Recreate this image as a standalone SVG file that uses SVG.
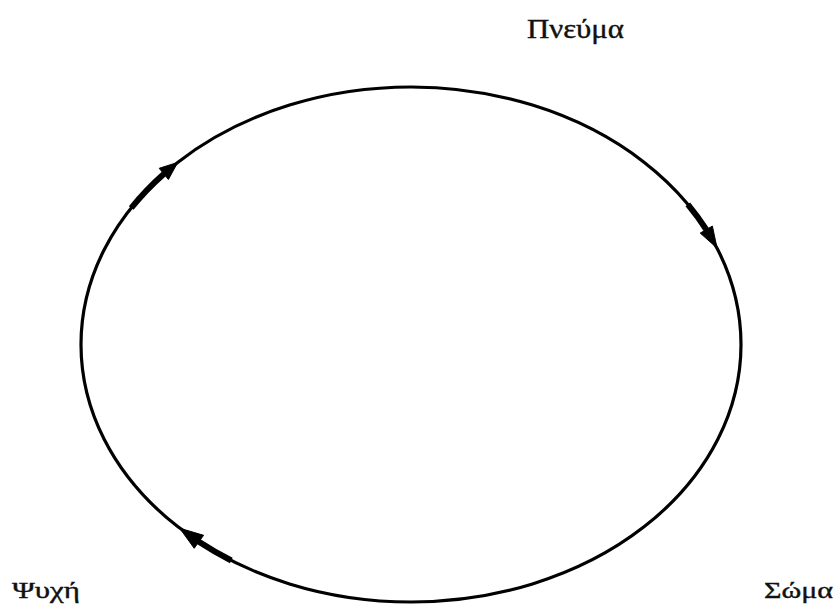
<svg xmlns="http://www.w3.org/2000/svg" width="837" height="611" viewBox="0 0 837 611">
<style>
.lbl{font-family:"Liberation Serif","Times New Roman",serif;fill:#111;stroke:#111;stroke-width:0.4}
.ring{fill:none;stroke:#000;stroke-width:3.2}
.thick{fill:none;stroke:#000;stroke-width:6;stroke-linecap:butt}
.head{fill:#000;stroke:#000;stroke-width:1;stroke-linejoin:miter}
</style>
<rect width="837" height="611" fill="#fff"/>
<g id="ring">
<ellipse class="ring" cx="411" cy="344.5" rx="330" ry="257.5"/>
</g>
<g id="connectors">
<path class="thick" d="M131.2 208.0 A330 257.5 0 0 1 163.8 173.9"/>
<polygon class="head" points="177.7,162.4 168.4,179.5 159.2,168.3"/>
<path class="thick" d="M687.8 204.3 A330 257.5 0 0 1 706.3 229.6"/>
<polygon class="head" points="717.0,248.0 700.2,233.1 712.4,226.1"/>
<path class="thick" d="M231.3 560.5 A330 257.5 0 0 1 198.9 541.8"/>
<polygon class="head" points="179.7,528.2 203.6,535.3 194.2,548.3"/>
</g>
<g id="pneuma"><text class="lbl" x="527" y="38" font-size="28" textLength="97" lengthAdjust="spacingAndGlyphs">Πνεύμα</text></g>
<g id="psyche"><text class="lbl" x="12" y="598" font-size="24" textLength="68" lengthAdjust="spacingAndGlyphs">Ψυχή</text></g>
<g id="soma"><text class="lbl" x="764" y="598" font-size="24" textLength="69" lengthAdjust="spacingAndGlyphs">Σώμα</text></g>
</svg>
----
**What to do:**
Copy every line of the data word for word, omitting the images.

**Completed task:**
Recreate this image as a standalone SVG file that uses SVG.
<svg xmlns="http://www.w3.org/2000/svg" width="837" height="611" viewBox="0 0 837 611">
<style>
.lbl{font-family:"Liberation Serif","Times New Roman",serif;fill:#111;stroke:#111;stroke-width:0.4}
.ring{fill:none;stroke:#000;stroke-width:3.2}
.thick{fill:none;stroke:#000;stroke-width:6;stroke-linecap:butt}
.head{fill:#000;stroke:#000;stroke-width:1;stroke-linejoin:miter}
</style>
<rect width="837" height="611" fill="#fff"/>
<g id="ring">
<ellipse class="ring" cx="411" cy="344.5" rx="330" ry="257.5"/>
</g>
<g id="connectors">
<path class="thick" d="M131.2 208.0 A330 257.5 0 0 1 163.8 173.9"/>
<polygon class="head" points="177.7,162.4 168.4,179.5 159.2,168.3"/>
<path class="thick" d="M687.8 204.3 A330 257.5 0 0 1 706.3 229.6"/>
<polygon class="head" points="717.0,248.0 700.2,233.1 712.4,226.1"/>
<path class="thick" d="M231.3 560.5 A330 257.5 0 0 1 198.9 541.8"/>
<polygon class="head" points="179.7,528.2 203.6,535.3 194.2,548.3"/>
</g>
<g id="pneuma"><text class="lbl" x="527" y="38" font-size="28" textLength="97" lengthAdjust="spacingAndGlyphs">Πνεύμα</text></g>
<g id="psyche"><text class="lbl" x="12" y="598" font-size="24" textLength="68" lengthAdjust="spacingAndGlyphs">Ψυχή</text></g>
<g id="soma"><text class="lbl" x="764" y="598" font-size="24" textLength="69" lengthAdjust="spacingAndGlyphs">Σώμα</text></g>
</svg>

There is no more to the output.